→ **WRITTEN INSTRUCTION**:
Return nothing but the lines from the one with "Recreate this image" through the one with "minimum width=327pt, minimum" in the data below, word for word and without pictures.

** begin DATASET RECORDS **

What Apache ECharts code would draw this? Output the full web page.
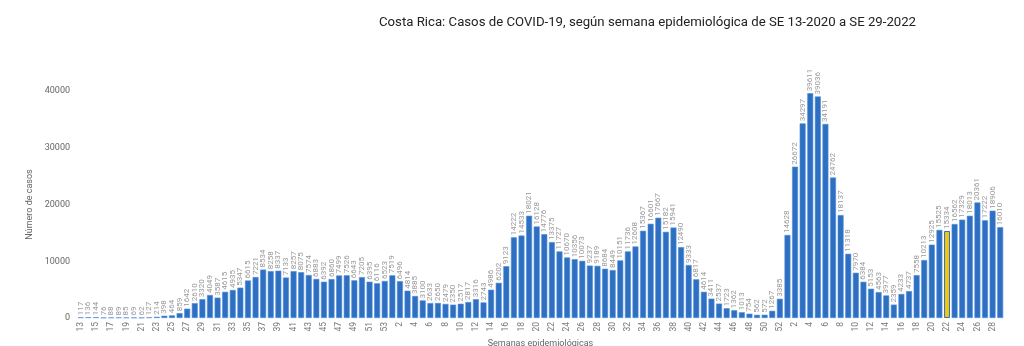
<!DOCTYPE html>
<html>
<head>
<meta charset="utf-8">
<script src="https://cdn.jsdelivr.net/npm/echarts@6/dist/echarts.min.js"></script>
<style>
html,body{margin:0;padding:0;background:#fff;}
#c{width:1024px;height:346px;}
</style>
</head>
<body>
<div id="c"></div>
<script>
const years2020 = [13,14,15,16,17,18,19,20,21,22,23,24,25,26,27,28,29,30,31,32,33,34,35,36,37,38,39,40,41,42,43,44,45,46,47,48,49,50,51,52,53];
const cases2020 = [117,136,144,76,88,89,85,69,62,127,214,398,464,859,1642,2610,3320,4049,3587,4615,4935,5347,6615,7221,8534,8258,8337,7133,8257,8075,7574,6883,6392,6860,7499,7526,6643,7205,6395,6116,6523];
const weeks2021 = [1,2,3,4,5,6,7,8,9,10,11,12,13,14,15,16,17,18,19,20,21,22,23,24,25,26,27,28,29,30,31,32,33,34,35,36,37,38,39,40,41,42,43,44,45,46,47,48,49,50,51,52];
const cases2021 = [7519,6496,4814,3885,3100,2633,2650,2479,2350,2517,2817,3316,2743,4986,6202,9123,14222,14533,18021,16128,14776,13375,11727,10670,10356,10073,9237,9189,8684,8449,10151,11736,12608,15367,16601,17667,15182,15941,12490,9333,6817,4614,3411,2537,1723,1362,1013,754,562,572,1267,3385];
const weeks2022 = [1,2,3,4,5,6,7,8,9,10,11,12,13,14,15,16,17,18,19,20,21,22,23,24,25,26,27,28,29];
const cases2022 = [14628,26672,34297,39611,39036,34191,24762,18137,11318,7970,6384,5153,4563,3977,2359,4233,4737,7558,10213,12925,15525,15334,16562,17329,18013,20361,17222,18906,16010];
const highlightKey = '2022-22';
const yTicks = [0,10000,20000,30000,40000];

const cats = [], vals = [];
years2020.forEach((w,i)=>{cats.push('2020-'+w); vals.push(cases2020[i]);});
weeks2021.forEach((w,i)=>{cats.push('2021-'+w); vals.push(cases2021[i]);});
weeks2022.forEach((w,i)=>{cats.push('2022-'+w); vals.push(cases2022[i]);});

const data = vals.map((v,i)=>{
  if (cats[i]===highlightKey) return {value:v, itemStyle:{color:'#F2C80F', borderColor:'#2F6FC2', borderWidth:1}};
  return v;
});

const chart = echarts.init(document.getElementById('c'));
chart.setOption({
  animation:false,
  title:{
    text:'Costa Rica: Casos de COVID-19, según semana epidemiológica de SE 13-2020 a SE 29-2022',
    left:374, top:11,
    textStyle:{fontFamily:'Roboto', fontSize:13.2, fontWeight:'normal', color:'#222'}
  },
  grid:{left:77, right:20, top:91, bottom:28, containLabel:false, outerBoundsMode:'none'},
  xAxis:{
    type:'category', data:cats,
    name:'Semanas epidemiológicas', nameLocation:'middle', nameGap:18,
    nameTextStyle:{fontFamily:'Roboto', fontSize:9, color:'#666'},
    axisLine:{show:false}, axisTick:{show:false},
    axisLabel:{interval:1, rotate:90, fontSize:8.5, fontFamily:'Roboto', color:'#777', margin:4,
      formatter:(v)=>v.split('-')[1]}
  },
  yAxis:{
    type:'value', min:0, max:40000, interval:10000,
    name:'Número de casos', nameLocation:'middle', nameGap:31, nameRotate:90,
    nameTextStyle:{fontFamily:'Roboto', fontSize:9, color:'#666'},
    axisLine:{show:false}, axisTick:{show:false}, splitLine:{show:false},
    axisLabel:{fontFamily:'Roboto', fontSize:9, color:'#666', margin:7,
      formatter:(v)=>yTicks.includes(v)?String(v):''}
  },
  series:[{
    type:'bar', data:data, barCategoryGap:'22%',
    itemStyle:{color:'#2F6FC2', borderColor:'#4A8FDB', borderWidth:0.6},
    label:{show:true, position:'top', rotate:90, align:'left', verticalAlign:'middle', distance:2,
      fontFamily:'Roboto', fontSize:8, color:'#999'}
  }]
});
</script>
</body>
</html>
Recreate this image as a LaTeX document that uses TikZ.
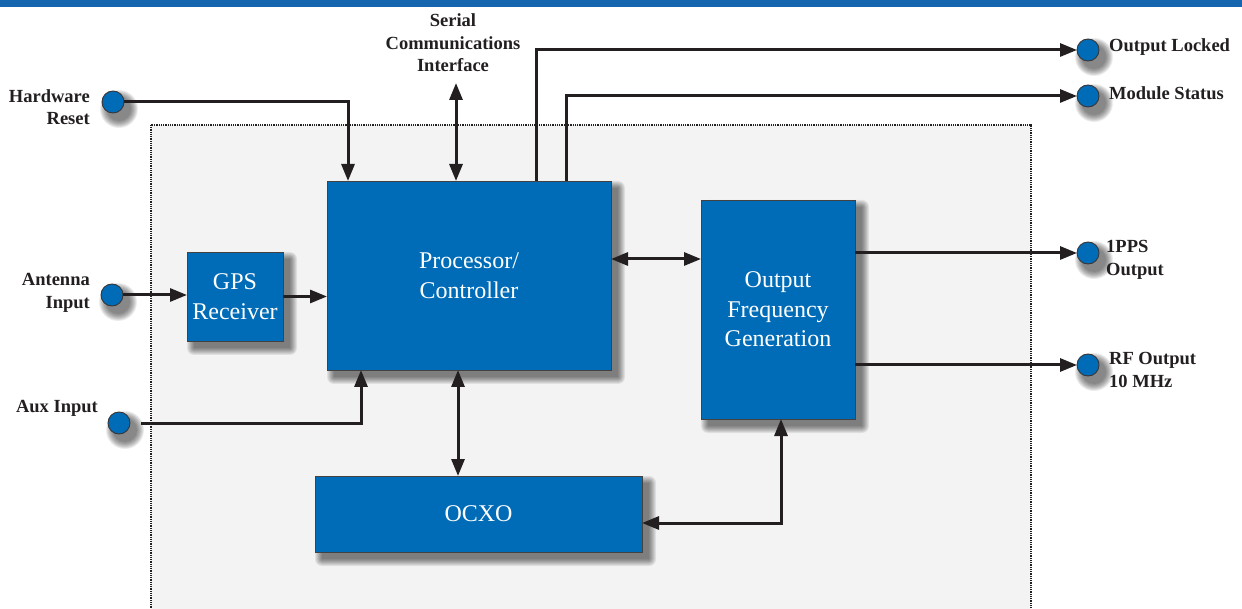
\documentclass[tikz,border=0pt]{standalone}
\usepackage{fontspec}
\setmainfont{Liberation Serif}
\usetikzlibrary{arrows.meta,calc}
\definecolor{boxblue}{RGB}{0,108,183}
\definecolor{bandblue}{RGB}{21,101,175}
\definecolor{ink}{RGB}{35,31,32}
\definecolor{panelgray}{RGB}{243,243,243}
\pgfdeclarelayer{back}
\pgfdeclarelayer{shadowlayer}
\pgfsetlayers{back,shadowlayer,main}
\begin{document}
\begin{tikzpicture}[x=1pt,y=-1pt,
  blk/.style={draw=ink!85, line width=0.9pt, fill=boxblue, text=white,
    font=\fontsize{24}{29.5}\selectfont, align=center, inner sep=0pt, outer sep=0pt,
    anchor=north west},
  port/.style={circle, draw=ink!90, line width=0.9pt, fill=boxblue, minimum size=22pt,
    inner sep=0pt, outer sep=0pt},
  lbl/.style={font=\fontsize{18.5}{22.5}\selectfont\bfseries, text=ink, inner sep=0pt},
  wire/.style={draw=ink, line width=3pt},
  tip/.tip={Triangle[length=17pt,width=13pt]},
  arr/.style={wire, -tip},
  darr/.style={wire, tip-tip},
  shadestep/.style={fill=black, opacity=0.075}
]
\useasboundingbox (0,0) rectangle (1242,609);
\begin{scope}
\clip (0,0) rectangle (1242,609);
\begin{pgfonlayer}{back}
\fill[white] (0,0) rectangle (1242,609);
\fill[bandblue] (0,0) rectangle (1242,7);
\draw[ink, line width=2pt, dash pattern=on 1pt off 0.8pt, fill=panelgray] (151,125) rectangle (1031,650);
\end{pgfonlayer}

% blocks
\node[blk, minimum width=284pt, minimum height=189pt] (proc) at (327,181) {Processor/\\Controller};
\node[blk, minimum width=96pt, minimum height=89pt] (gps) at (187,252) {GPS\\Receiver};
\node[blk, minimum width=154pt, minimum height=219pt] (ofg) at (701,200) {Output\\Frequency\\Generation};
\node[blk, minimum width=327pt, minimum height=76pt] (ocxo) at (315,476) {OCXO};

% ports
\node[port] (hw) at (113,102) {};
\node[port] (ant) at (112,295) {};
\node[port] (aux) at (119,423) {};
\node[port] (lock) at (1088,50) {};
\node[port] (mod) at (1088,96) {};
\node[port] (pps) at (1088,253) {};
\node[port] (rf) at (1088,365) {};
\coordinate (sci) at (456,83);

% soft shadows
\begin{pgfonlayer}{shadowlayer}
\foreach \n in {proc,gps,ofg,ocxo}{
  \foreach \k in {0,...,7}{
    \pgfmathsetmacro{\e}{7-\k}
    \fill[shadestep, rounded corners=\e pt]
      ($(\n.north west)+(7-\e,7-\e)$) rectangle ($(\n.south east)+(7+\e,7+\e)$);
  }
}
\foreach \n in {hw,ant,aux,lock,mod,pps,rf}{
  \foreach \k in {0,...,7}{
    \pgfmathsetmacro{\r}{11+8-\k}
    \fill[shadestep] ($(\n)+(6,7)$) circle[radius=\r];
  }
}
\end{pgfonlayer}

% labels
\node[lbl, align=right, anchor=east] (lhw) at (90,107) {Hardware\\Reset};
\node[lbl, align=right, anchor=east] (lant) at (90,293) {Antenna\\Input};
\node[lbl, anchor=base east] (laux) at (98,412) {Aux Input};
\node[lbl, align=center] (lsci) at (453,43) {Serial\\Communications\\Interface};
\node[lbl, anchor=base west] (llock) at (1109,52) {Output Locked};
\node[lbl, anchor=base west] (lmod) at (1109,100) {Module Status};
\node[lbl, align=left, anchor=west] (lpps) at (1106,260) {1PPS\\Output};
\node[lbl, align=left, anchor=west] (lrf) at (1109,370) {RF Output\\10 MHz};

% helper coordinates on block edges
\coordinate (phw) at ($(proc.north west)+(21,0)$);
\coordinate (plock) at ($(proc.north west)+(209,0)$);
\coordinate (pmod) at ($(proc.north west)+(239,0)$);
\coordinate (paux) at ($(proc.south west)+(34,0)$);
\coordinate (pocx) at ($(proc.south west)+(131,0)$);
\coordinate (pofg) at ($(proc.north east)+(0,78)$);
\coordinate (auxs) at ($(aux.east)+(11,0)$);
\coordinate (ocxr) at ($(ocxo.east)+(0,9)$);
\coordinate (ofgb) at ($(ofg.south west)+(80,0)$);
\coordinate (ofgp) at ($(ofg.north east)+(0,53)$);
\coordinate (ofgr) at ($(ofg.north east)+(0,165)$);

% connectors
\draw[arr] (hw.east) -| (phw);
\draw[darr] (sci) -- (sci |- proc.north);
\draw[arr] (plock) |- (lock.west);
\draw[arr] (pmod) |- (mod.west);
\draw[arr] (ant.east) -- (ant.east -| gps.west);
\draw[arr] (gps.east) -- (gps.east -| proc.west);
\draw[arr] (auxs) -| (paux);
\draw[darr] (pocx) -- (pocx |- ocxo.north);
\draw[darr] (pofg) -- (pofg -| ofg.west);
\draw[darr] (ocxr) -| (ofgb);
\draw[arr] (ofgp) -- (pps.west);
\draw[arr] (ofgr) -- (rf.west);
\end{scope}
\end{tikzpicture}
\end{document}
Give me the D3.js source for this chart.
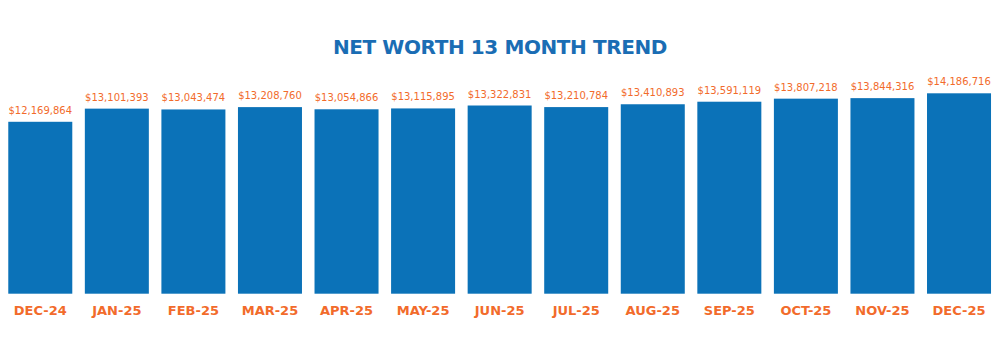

** end DATASET RECORDS **

→ **THE ANSWER**:
Recreate this image as a LaTeX document that uses TikZ.
\documentclass[tikz,border=0pt]{standalone}
\usepackage{fontspec}
\setmainfont{Liberation Serif}
\usetikzlibrary{arrows.meta,calc}
\definecolor{boxblue}{RGB}{0,108,183}
\definecolor{bandblue}{RGB}{21,101,175}
\definecolor{ink}{RGB}{35,31,32}
\definecolor{panelgray}{RGB}{243,243,243}
\pgfdeclarelayer{back}
\pgfdeclarelayer{shadowlayer}
\pgfsetlayers{back,shadowlayer,main}
\begin{document}
\begin{tikzpicture}[x=1pt,y=-1pt,
  blk/.style={draw=ink!85, line width=0.9pt, fill=boxblue, text=white,
    font=\fontsize{24}{29.5}\selectfont, align=center, inner sep=0pt, outer sep=0pt,
    anchor=north west},
  port/.style={circle, draw=ink!90, line width=0.9pt, fill=boxblue, minimum size=22pt,
    inner sep=0pt, outer sep=0pt},
  lbl/.style={font=\fontsize{18.5}{22.5}\selectfont\bfseries, text=ink, inner sep=0pt},
  wire/.style={draw=ink, line width=3pt},
  tip/.tip={Triangle[length=17pt,width=13pt]},
  arr/.style={wire, -tip},
  darr/.style={wire, tip-tip},
  shadestep/.style={fill=black, opacity=0.075}
]
\useasboundingbox (0,0) rectangle (1242,609);
\begin{scope}
\clip (0,0) rectangle (1242,609);
\begin{pgfonlayer}{back}
\fill[white] (0,0) rectangle (1242,609);
\fill[bandblue] (0,0) rectangle (1242,7);
\draw[ink, line width=2pt, dash pattern=on 1pt off 0.8pt, fill=panelgray] (151,125) rectangle (1031,650);
\end{pgfonlayer}

% blocks
\node[blk, minimum width=284pt, minimum height=189pt] (proc) at (327,181) {Processor/\\Controller};
\node[blk, minimum width=96pt, minimum height=89pt] (gps) at (187,252) {GPS\\Receiver};
\node[blk, minimum width=154pt, minimum height=219pt] (ofg) at (701,200) {Output\\Frequency\\Generation};
\node[blk, minimum width=327pt, minimum height=76pt] (ocxo) at (315,476) {OCXO};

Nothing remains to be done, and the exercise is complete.